Given data
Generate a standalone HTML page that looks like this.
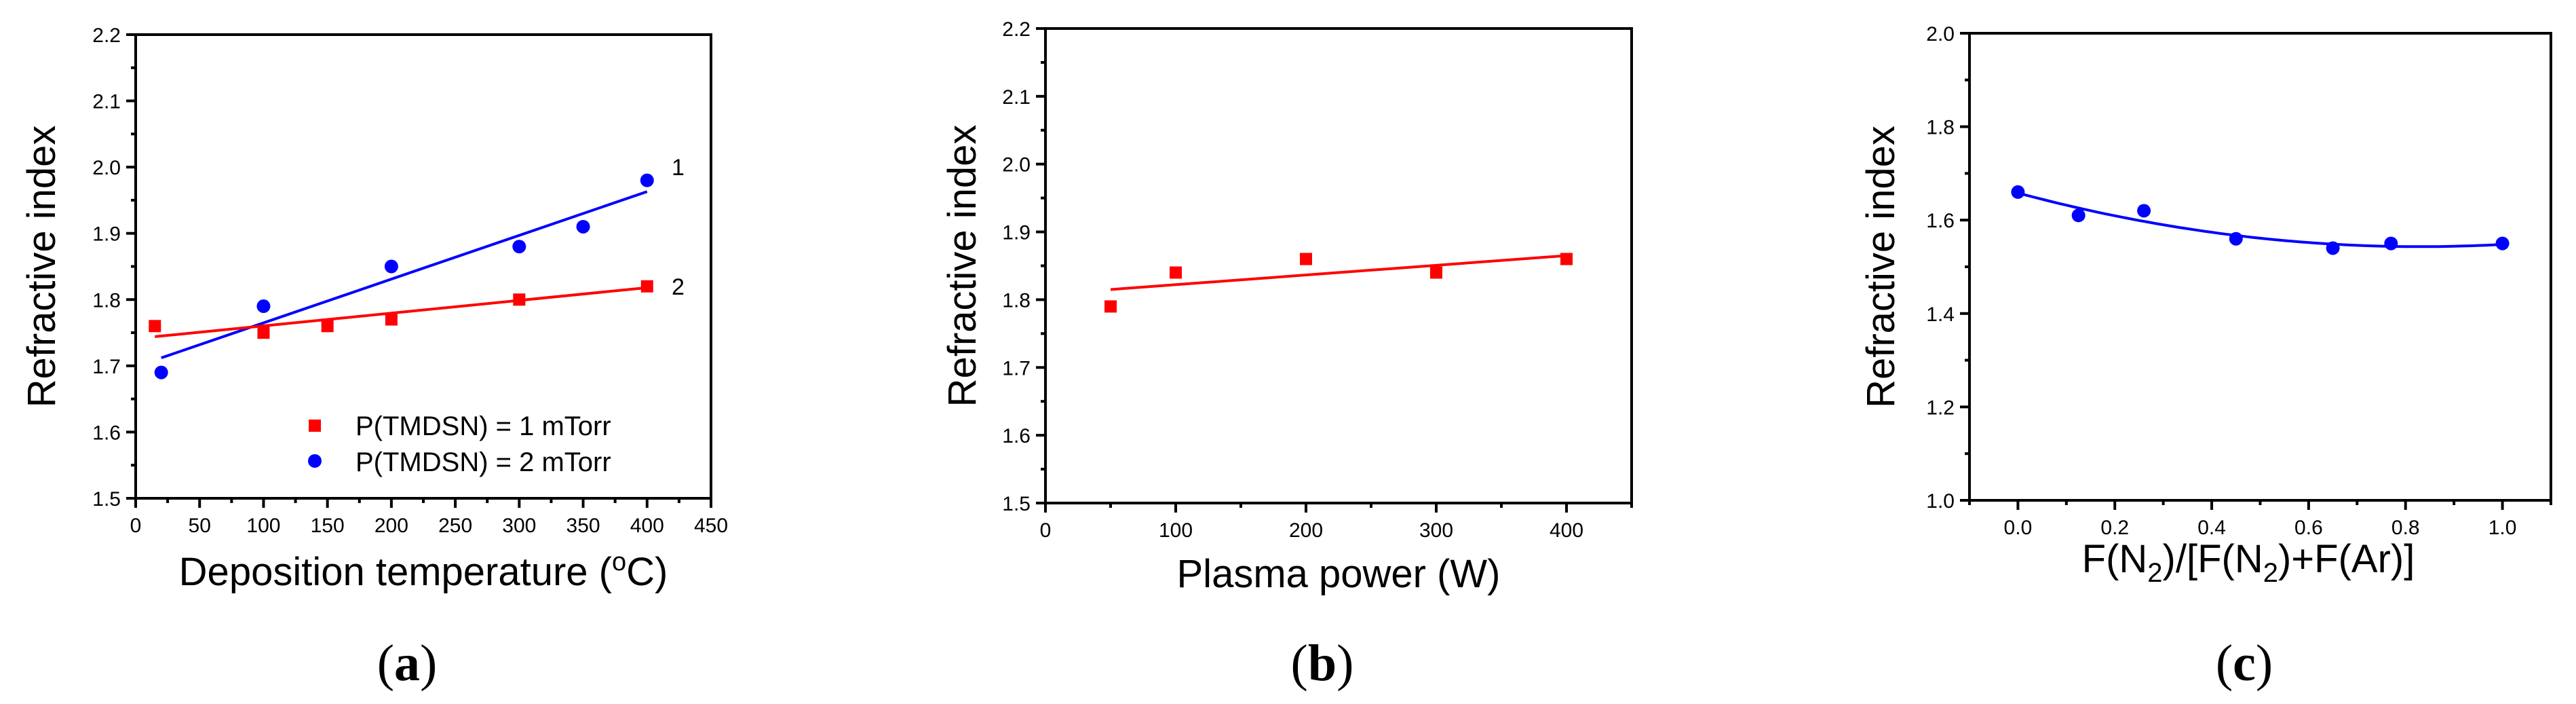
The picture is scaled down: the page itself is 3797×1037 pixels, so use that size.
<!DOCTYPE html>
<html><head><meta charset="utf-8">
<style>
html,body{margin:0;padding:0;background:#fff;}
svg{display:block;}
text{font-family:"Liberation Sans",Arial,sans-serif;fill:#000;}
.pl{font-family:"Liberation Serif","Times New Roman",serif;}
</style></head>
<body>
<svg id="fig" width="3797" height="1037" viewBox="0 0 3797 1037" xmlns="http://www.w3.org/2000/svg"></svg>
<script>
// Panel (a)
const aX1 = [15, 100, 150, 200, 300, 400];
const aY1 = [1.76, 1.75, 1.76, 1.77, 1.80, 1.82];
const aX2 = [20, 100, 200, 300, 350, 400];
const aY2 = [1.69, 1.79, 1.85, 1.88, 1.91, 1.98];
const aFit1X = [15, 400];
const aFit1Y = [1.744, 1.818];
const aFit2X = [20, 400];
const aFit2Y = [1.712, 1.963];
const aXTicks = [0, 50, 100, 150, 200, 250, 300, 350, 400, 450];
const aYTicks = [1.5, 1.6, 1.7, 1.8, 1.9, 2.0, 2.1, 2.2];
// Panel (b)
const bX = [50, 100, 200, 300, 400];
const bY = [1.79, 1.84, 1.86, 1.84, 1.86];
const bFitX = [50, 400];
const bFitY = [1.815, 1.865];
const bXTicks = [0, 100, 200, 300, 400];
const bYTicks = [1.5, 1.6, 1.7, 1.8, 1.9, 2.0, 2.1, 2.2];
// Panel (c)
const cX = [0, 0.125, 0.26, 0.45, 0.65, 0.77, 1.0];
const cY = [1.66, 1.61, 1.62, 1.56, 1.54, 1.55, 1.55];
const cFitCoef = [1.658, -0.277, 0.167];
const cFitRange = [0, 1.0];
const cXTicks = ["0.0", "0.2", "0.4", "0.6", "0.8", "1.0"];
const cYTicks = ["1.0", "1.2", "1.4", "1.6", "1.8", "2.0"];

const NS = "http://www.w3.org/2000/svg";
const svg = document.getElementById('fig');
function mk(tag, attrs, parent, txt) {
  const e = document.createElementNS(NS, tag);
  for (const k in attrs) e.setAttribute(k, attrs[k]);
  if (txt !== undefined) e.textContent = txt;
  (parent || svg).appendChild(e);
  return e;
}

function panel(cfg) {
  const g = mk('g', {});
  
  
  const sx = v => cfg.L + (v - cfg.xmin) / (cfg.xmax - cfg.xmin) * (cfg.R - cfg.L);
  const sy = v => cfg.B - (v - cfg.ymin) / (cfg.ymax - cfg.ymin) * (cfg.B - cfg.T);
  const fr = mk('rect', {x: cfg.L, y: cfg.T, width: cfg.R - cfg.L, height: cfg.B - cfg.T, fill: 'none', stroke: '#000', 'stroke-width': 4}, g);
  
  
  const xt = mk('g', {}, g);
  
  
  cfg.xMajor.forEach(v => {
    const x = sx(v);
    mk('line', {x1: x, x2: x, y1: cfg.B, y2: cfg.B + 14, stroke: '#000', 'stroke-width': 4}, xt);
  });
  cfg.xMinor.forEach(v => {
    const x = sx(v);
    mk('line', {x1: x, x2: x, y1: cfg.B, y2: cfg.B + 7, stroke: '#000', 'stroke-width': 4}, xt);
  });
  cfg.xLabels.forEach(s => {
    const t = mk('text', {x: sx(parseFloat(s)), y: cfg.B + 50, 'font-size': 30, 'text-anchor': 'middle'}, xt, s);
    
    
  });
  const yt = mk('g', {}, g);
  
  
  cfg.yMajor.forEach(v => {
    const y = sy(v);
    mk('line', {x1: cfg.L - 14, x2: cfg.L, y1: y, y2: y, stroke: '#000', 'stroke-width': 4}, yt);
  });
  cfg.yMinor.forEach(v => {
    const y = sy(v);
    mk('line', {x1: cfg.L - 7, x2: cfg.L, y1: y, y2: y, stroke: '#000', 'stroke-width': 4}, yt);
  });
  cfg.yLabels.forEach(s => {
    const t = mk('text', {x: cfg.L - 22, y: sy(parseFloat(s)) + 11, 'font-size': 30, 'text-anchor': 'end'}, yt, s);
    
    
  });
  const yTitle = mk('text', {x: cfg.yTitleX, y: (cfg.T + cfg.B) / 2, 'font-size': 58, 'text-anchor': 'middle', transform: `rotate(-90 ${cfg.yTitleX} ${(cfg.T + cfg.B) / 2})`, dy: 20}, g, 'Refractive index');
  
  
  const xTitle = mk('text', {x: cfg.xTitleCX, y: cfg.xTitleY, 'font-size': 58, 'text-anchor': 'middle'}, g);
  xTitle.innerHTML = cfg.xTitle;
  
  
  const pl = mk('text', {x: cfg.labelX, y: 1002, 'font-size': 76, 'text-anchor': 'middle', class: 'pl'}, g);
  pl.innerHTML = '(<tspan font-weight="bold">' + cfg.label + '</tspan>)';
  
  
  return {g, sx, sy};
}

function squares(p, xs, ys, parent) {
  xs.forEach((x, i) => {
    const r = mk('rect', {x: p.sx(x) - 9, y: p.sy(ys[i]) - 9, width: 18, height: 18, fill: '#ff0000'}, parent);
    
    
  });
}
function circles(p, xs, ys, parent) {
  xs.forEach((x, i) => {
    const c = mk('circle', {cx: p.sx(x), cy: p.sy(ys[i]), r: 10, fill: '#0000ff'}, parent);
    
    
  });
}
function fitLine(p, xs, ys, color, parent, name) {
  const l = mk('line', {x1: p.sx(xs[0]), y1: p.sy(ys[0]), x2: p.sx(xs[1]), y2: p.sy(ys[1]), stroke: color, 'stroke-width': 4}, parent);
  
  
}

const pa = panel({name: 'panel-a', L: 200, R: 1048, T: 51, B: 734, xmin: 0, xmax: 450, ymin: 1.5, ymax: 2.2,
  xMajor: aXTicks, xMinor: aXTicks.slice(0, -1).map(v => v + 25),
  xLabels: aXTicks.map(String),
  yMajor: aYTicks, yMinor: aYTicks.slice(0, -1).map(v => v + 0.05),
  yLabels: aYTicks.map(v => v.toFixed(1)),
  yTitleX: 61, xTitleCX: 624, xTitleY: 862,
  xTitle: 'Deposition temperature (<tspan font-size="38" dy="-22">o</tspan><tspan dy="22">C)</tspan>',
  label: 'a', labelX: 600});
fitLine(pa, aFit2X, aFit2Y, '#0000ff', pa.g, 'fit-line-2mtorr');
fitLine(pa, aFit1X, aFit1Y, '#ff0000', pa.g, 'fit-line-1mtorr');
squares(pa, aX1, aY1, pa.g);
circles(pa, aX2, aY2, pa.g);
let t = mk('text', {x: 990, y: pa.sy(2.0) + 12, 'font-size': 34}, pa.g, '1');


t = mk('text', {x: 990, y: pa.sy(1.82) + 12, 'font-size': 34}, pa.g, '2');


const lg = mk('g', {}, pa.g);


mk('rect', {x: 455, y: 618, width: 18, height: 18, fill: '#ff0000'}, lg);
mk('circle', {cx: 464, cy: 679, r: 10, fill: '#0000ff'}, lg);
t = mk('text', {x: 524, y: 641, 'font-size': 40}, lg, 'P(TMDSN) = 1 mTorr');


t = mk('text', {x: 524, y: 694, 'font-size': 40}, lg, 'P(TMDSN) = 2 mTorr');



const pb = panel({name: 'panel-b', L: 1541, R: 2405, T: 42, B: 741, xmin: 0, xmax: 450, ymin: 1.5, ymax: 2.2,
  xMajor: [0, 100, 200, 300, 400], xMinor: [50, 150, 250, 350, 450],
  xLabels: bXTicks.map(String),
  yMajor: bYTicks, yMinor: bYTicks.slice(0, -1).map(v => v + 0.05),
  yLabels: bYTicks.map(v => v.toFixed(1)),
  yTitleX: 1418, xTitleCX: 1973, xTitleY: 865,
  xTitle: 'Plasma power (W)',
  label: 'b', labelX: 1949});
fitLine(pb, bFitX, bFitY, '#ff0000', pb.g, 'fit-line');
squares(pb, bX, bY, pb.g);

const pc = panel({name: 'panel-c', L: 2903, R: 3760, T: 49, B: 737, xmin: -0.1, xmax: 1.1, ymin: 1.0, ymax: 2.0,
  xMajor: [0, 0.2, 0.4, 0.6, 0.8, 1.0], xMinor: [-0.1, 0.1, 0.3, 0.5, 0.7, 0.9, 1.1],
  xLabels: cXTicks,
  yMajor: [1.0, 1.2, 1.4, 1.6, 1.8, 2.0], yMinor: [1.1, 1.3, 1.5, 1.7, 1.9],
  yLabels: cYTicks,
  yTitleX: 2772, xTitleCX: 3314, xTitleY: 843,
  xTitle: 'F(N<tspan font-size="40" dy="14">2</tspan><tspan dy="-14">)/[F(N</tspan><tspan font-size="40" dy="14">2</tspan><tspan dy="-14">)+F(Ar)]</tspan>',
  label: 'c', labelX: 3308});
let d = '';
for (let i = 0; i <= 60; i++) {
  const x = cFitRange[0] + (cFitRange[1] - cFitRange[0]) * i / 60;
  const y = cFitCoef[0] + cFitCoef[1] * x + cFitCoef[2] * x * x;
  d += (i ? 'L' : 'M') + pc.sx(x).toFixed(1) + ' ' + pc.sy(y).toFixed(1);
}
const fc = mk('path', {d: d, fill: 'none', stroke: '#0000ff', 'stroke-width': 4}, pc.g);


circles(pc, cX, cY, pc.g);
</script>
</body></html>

Prompt
Where a line of the data holds "page", show that line.

Output
Generate a standalone HTML page that looks like this.
The picture is scaled down: the page itself is 3797×1037 pixels, so use that size.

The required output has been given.